1854 the task of preparing a scheme was assigned to Sir J. Bazalgette, Mr. Haywood being associated with him for the northern portion. Mr. Robert Stephenson and Sir William Cubitt reported on the schemes.

1855 The sixth Commission was established but still there seemed no end to the dilemma, and in that year the Act of Parliament was passed which put an end to all Commissions by creating the Metropolitan Board of Works (MBW).

1856 Championed by fellow engineer Isambard Kingdom Brunel, Bazalgette was appointed chief engineer of the Board of Works, a post he retained until the Board was abolished and replaced by the London County Council in 1889.

1858 - the year of the "Great Stink" - Parliament passed an enabling act, in spite of the colossal expense of the project, and Bazalgette's proposals to revolutionise London's sewerage system began to be implemented.
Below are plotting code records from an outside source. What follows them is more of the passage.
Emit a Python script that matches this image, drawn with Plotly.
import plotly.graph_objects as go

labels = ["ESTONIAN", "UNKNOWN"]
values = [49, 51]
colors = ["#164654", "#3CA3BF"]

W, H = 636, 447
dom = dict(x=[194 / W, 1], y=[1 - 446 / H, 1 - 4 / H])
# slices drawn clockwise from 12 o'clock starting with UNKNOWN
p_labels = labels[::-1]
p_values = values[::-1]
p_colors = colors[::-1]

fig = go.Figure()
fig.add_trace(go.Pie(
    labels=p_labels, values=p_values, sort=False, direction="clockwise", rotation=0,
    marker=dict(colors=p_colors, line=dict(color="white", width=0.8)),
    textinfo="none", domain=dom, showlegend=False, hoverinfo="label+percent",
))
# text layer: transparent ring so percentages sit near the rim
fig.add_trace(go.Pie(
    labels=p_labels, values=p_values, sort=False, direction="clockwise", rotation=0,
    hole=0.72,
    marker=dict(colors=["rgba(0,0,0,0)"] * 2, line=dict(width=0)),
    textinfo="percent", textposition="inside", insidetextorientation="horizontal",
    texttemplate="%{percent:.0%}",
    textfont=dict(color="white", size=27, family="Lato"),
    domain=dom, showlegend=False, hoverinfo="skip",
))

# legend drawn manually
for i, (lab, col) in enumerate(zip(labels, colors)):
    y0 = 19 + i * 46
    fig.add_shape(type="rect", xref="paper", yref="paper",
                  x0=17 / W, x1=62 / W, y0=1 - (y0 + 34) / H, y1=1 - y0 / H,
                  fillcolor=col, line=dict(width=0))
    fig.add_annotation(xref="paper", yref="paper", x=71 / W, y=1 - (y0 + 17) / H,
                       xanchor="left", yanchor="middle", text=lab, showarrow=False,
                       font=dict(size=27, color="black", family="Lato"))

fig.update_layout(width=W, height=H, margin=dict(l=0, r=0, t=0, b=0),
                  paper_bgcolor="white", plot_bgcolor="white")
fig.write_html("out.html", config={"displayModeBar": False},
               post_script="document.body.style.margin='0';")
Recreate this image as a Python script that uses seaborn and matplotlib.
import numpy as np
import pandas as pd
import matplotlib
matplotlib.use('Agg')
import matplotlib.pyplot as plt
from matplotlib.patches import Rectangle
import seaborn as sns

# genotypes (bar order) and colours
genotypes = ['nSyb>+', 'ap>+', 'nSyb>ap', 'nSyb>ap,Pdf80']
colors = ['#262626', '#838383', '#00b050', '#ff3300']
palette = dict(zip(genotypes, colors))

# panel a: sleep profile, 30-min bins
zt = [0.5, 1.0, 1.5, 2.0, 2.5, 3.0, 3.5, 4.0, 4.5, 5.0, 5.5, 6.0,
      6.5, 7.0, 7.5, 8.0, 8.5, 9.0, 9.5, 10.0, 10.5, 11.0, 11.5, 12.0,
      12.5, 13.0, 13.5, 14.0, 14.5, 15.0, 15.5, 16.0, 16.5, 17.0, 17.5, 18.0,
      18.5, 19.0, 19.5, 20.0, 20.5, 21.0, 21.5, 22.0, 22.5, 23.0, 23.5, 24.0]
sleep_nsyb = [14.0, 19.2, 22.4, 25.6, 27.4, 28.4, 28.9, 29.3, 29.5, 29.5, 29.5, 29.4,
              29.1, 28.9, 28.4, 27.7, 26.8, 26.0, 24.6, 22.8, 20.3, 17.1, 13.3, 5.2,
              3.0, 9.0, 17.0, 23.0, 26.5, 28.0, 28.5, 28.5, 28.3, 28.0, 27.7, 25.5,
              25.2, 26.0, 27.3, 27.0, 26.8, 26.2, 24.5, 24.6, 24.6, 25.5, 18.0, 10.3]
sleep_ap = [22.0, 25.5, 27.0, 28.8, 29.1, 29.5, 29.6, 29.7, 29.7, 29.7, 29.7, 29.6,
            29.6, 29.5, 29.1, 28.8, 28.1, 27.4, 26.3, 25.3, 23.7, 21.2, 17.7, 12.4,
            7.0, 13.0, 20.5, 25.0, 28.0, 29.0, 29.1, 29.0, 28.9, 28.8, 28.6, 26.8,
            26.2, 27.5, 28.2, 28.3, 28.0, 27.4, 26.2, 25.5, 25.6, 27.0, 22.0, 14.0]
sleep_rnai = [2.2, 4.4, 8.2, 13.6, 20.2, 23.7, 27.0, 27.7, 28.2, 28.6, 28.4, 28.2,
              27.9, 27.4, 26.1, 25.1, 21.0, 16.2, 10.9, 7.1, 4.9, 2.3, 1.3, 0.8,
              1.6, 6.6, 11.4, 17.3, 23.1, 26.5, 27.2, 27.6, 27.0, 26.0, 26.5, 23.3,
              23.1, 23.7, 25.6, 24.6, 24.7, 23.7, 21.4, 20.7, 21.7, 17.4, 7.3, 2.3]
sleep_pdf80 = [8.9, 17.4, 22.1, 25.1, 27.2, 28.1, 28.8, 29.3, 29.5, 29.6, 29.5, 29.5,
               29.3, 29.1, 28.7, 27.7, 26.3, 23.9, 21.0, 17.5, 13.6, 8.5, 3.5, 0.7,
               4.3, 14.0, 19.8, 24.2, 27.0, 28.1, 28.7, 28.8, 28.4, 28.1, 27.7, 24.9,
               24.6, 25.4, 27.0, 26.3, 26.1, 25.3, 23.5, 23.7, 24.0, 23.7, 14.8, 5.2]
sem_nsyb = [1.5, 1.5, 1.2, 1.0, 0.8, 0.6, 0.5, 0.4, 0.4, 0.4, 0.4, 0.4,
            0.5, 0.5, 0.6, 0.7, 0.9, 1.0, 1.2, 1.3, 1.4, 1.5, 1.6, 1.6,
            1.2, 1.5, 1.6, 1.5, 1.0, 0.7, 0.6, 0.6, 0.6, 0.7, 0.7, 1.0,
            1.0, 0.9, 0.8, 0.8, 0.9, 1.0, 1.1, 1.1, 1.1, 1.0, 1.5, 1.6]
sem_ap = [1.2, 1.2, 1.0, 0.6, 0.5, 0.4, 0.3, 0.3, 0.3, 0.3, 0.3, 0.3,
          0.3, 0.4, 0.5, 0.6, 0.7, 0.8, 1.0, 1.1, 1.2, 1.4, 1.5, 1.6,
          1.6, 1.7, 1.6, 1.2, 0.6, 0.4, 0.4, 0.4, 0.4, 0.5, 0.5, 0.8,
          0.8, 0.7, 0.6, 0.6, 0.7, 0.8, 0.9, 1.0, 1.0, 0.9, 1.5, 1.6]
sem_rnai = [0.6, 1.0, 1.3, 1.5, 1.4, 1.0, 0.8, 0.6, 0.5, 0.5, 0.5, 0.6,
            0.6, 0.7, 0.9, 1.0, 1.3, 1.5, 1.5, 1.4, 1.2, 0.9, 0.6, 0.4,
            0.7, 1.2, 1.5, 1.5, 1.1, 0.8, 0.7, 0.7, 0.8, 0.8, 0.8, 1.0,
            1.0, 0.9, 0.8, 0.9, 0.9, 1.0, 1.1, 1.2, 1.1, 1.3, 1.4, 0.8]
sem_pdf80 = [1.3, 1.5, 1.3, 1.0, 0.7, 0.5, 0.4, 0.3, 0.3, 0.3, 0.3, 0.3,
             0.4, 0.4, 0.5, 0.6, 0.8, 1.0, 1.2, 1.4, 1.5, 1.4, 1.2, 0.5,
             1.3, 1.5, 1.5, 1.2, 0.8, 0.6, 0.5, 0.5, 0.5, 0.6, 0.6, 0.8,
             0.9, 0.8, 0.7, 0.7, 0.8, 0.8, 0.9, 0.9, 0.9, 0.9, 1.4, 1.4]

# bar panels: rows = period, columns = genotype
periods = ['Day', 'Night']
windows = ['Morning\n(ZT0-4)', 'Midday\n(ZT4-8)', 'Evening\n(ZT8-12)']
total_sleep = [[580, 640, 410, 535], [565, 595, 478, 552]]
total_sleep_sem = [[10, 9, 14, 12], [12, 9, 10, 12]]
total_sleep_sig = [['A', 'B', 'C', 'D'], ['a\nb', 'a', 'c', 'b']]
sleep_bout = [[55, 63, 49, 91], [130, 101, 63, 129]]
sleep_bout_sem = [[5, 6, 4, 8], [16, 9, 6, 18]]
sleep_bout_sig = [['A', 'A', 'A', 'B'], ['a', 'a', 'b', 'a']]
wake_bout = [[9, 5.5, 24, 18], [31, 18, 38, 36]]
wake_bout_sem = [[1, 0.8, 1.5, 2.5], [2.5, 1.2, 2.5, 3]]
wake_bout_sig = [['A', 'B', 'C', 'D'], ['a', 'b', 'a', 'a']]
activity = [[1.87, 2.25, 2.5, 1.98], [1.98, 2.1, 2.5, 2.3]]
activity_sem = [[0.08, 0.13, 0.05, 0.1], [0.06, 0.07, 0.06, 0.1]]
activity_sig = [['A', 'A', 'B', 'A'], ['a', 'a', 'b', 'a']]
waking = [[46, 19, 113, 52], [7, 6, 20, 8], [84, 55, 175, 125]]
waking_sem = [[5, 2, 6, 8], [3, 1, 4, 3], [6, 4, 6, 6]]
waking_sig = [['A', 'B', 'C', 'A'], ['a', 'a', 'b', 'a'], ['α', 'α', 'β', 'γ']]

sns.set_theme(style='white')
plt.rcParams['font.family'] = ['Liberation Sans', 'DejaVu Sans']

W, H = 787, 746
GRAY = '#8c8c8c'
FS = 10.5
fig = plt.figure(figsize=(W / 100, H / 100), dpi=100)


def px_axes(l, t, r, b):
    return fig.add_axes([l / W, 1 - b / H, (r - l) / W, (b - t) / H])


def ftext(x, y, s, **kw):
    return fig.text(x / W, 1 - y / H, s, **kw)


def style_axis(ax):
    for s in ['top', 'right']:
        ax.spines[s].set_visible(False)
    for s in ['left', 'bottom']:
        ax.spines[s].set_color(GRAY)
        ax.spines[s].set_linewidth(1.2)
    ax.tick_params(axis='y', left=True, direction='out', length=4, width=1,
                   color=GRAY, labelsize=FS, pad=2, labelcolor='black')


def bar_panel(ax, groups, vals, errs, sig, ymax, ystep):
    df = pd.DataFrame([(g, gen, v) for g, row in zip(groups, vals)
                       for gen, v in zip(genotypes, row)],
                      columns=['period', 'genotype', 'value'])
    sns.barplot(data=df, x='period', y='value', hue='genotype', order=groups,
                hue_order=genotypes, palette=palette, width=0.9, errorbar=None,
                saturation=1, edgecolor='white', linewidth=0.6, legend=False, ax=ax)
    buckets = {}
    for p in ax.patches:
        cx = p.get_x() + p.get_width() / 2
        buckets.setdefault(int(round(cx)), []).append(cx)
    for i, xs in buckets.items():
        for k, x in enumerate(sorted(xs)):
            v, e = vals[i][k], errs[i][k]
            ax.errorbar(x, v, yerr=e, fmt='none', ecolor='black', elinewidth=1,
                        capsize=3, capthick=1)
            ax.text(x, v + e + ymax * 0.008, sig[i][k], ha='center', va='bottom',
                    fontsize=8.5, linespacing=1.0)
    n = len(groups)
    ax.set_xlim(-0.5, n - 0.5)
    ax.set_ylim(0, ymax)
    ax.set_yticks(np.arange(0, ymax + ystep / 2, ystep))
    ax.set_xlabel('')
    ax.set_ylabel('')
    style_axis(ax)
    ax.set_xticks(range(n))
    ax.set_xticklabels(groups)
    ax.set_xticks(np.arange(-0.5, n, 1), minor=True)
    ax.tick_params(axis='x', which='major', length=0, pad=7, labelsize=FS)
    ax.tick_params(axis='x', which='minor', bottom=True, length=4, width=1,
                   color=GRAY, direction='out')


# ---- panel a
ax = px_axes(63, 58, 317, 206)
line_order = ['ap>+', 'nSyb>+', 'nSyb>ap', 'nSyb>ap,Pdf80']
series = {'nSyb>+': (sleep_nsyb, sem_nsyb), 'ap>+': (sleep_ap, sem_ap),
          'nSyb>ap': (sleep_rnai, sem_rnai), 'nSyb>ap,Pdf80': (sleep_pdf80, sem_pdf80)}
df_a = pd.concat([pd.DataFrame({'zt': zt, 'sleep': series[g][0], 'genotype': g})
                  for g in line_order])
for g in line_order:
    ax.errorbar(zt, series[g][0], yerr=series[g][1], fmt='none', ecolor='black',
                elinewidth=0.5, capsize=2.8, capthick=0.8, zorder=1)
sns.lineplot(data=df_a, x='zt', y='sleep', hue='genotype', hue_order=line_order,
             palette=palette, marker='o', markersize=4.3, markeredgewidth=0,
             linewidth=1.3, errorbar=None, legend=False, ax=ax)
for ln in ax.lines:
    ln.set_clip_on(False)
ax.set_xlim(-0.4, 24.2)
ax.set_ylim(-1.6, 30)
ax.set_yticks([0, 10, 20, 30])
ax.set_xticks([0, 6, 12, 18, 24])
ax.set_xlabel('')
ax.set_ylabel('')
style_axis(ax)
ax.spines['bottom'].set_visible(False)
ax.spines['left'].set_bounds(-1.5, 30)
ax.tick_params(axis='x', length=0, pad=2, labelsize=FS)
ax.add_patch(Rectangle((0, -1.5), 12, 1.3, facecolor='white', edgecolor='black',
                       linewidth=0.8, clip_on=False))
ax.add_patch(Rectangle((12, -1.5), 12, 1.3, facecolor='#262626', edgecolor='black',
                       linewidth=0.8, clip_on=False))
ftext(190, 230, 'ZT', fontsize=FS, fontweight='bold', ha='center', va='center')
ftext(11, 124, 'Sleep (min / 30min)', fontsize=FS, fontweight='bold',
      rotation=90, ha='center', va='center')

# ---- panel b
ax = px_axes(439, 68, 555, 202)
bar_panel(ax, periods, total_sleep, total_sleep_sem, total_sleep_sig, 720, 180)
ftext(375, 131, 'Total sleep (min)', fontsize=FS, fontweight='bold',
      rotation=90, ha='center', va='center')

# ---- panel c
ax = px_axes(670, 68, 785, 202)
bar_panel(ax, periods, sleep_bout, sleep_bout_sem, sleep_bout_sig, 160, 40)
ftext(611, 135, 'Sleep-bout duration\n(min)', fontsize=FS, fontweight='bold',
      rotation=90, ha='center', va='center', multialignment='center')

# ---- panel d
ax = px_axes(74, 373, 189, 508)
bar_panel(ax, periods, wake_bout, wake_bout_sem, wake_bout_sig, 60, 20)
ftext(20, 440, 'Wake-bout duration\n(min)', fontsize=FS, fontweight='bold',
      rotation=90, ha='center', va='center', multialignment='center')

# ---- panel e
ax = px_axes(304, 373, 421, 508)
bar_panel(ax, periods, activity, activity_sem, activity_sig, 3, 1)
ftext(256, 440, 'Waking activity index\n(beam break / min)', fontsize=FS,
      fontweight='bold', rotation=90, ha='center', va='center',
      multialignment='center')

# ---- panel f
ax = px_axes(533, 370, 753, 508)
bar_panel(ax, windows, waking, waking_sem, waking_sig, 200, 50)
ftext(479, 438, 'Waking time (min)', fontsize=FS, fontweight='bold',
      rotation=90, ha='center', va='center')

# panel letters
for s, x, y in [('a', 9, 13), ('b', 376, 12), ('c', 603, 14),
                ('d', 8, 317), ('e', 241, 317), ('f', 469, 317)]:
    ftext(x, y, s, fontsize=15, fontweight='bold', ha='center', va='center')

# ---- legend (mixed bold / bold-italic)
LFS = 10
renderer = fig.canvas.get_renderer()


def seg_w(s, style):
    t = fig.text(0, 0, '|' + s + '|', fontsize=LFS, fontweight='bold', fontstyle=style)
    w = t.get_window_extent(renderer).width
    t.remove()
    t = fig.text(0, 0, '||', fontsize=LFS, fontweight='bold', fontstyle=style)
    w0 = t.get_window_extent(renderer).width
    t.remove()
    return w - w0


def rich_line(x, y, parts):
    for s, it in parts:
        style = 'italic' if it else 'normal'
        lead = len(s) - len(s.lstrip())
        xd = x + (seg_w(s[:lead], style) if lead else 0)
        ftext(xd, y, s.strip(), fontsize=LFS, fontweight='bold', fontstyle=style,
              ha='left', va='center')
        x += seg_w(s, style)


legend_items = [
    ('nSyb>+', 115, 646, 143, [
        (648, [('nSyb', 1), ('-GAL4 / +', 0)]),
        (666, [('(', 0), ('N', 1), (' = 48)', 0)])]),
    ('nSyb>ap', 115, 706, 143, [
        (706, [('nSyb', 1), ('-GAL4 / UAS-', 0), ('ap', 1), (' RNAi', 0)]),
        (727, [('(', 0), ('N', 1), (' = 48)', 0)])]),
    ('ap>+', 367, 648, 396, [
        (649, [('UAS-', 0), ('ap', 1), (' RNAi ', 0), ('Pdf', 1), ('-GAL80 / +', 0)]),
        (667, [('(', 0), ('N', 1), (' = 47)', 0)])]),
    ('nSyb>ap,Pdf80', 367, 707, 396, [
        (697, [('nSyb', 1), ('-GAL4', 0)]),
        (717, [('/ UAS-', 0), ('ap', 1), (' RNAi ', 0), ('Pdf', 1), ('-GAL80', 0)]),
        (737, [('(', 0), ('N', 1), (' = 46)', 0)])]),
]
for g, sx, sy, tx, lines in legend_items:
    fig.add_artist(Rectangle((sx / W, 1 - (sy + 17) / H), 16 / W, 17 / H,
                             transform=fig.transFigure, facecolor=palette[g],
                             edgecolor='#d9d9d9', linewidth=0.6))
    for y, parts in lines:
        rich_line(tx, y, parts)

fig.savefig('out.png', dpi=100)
The expectation was that enclosed sewers would eliminate the stink, and that this would then reduce the incidence of cholera.

At the time, the Thames was little more than an open sewer, devoid of any fish or other wildlife, and an obvious health hazard to Londoners. Bazalgette's solution (similar to a proposal made by painter John Martin 25 years earlier) was to construct 83 miles of underground brick main sewers to intercept sewage outflows, and 1,100 miles of street sewers, to intercept the raw sewage which up until then flowed freely through the streets and thoroughfares of London. The outflows were diverted downstream where they were dumped, untreated, into the Thames. Extensive sewage treatment facilities were built only decades later.

The scheme involved major pumping stations at Deptford (1864) and at Crossness (1865) on the Erith marshes, on the south side of the Thames, and at Abbey Mills (in the River Lea valley, 1868) and on the Chelsea Embankment (close to Grosvenor Bridge; 1875), north of the river.

1859 The works commenced

1865 March: the undertaking was pronounced to be complete. Even then the northern low-level sewer was unfinished, being kept back by the incomplete state of another great work - that of the Thames Embankment.

The system was opened by Edward, Prince of Wales in 1865, although the whole project was not actually completed for another ten years.

Bazalgette's foresight may be seen in the diameter of the sewers. When planning the network he took the densest population, gave every person the most generous allowance of sewage production and came up with a diameter of pipe needed. He then said 'Well, we're only going to do this once and there's always the unforeseen.' and doubled the diameter to be used. Every Londoner should be grateful for this foresight as the then unforeseen was the tower block. If he had used his original, smaller pipe diameter the sewer would have overflowed in the 1960s. As it is they are still in use to this day.

The unintended consequence of the new sewer system was to eliminate cholera not only in places that no longer stank, but wherever water supplies ceased to be contaminated by sewage. The basic premise of this expensive project was wrong, as so often happens, but the end result was much better than expected, which is a rare occurrence.

1875 Bazalgette was knighted

The Thames embankments stand next among his achievements. Thirty-seven acres of offensive mud-banks were obliterated by the Victoria Embankment, of which ten acres were occupied by gardens and ornamental grounds in 1889. The Albert Embankment, on the southern shore, has helped to protect the low-lying ground adjacent from the inundations previously occasioned by the overflowing of the river. Including the embankment at Chelsea, the total cost of the embanking process has been about £2,150,000.[5]

1883 He was awarded the Companionship of the Bath and elected President of the Institution of Civil Engineers.

The skill of the engineer was also required in respect of the metropolitan bridges:

He also made numerous street improvements in London, namely subways under the new streets, for the reception of the gas and water pipes. He worked on Queen Victoria Street, Southwark Street, Northumberland Avenue, Shaftesbury Avenue and Charing Cross Road.

Bazalgette lived in St John's Wood, north London for some years.

He later moved to Morden, then in 1873, with his wife, Maria, (née Kough, 1819–1902), six sons and four daughters, to Arthur Road in Wimbledon

1891 March 15th. Died and was buried in the nearby churchyard at St Mary's Church.

There is a blue plaque in his honour where he lived at 17 Hamilton Terrace, St John's Wood.